_Task brief_
In your copy, include every line of the listing below exactly but none of the pictures.
-- Start Dataset content --
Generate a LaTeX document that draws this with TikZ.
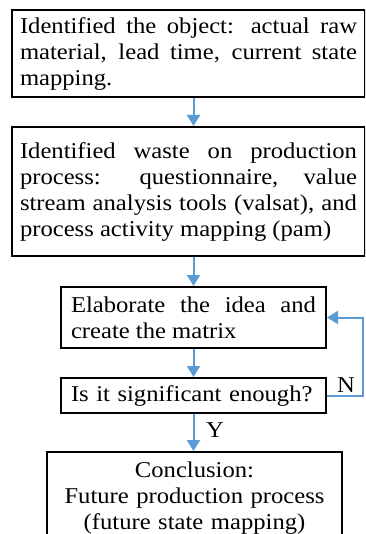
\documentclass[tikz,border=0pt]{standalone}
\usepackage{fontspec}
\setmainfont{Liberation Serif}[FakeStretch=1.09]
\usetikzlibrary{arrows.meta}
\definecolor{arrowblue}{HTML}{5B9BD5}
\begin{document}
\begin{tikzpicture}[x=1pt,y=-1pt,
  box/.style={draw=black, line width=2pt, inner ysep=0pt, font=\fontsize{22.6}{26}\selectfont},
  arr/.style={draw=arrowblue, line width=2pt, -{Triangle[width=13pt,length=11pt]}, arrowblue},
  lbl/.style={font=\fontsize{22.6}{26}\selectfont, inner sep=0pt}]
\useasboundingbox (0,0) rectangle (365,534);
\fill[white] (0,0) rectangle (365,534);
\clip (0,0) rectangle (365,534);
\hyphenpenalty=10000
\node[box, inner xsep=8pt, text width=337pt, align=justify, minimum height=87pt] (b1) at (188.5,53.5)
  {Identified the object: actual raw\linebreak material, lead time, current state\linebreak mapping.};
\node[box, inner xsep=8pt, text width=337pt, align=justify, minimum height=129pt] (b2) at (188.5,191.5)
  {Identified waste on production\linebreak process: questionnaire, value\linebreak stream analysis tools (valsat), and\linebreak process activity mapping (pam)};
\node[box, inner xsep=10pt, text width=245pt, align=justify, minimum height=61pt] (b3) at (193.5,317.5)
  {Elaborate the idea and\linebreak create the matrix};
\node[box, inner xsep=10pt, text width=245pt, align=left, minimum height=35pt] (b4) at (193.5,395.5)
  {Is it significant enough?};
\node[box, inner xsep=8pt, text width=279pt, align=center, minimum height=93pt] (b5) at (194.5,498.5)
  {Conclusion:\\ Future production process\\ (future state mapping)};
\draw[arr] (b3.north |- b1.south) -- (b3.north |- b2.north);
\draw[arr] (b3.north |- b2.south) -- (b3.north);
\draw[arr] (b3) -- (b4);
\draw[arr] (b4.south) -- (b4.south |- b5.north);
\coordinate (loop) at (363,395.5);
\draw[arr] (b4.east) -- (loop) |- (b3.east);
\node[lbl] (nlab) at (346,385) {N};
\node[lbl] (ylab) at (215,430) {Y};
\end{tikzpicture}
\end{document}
-- End Dataset content --
_Right answer_
Generate a LaTeX document that draws this with TikZ.
\documentclass[tikz,border=0pt]{standalone}
\usepackage{fontspec}
\setmainfont{Liberation Serif}[FakeStretch=1.09]
\usetikzlibrary{arrows.meta}
\definecolor{arrowblue}{HTML}{5B9BD5}
\begin{document}
\begin{tikzpicture}[x=1pt,y=-1pt,
  box/.style={draw=black, line width=2pt, inner ysep=0pt, font=\fontsize{22.6}{26}\selectfont},
  arr/.style={draw=arrowblue, line width=2pt, -{Triangle[width=13pt,length=11pt]}, arrowblue},
  lbl/.style={font=\fontsize{22.6}{26}\selectfont, inner sep=0pt}]
\useasboundingbox (0,0) rectangle (365,534);
\fill[white] (0,0) rectangle (365,534);
\clip (0,0) rectangle (365,534);
\hyphenpenalty=10000
\node[box, inner xsep=8pt, text width=337pt, align=justify, minimum height=87pt] (b1) at (188.5,53.5)
  {Identified the object: actual raw\linebreak material, lead time, current state\linebreak mapping.};
\node[box, inner xsep=8pt, text width=337pt, align=justify, minimum height=129pt] (b2) at (188.5,191.5)
  {Identified waste on production\linebreak process: questionnaire, value\linebreak stream analysis tools (valsat), and\linebreak process activity mapping (pam)};
\node[box, inner xsep=10pt, text width=245pt, align=justify, minimum height=61pt] (b3) at (193.5,317.5)
  {Elaborate the idea and\linebreak create the matrix};
\node[box, inner xsep=10pt, text width=245pt, align=left, minimum height=35pt] (b4) at (193.5,395.5)
  {Is it significant enough?};
\node[box, inner xsep=8pt, text width=279pt, align=center, minimum height=93pt] (b5) at (194.5,498.5)
  {Conclusion:\\ Future production process\\ (future state mapping)};
\draw[arr] (b3.north |- b1.south) -- (b3.north |- b2.north);
\draw[arr] (b3.north |- b2.south) -- (b3.north);
\draw[arr] (b3) -- (b4);
\draw[arr] (b4.south) -- (b4.south |- b5.north);
\coordinate (loop) at (363,395.5);
\draw[arr] (b4.east) -- (loop) |- (b3.east);
\node[lbl] (nlab) at (346,385) {N};
\node[lbl] (ylab) at (215,430) {Y};
\end{tikzpicture}
\end{document}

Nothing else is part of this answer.